Lobby 10 installations from the Martin Luther King Jr. Design Seminar (17.920) class, held during IAP and concluded conclude on Feb. 14, 2013. The class focused on topics such as civil rights, race, and identity. Read student reflection papers.
Tonight marks the opening of the Lobby 10 installation from the Martin Luther King Jr. Design Seminar (17.920), an IAP course where students learned about the Civil Rights Movement and discussed topics like race and identity. The installation will be up until the night of Jan. 14.
The course culminates with display installations made by the students, which this year will tentatively include a map of global issues, a tribute to the black panther party, and a large collage of people from civil rights leaders to MIT students.

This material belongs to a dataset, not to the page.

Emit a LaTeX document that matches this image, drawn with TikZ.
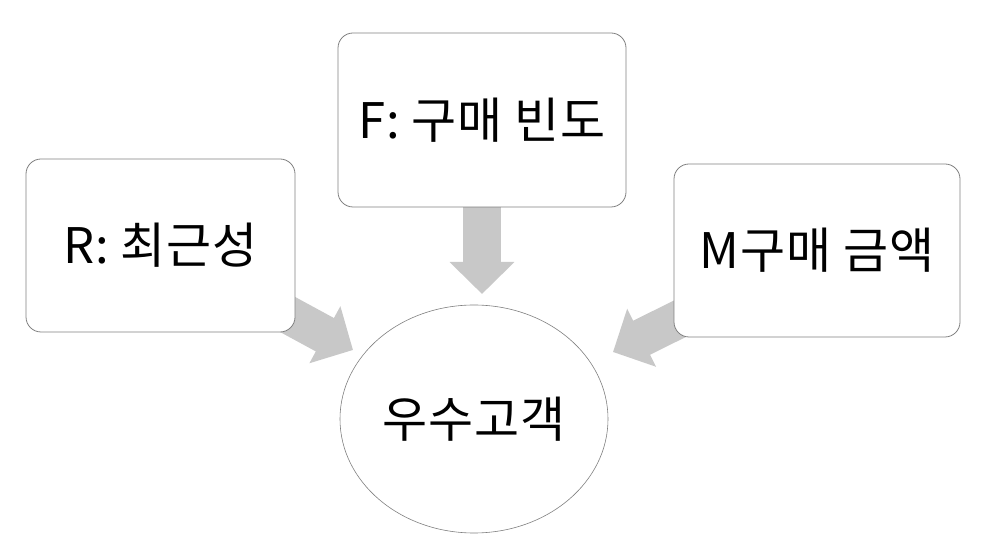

Many of the installations are interactive in some way, including a jukebox with freedom songs from the 1950s.
Megan E. Bumgarner ’14 worked on a group installation, which consists of two chairs: a “weaker,” divided black and white chair, and a sturdier, checkered chair, which shows “integration as being more stable.”
The class’s instructor, Undergraduate Administrator Tobie Weiner, said that the number of students enrolled in the class has increased every year, and even includes 10 Wellesley students, who made an installation for their campus.
Weiner worries the exhibit might be vandalized as in the past. “I used to think about [vandalism] when we had really controversial things,” said Weiner, “but oddly it seems like the stupidest things are vandalized.” In past years, vandals have switched an Abraham Lincoln cutout with one of Steve Irwin and removed an entire display about the Israeli/Palestinian conflict. Weiner said she doesn’t know if there will be cameras again this year to guard the exhibit as there have been in some years.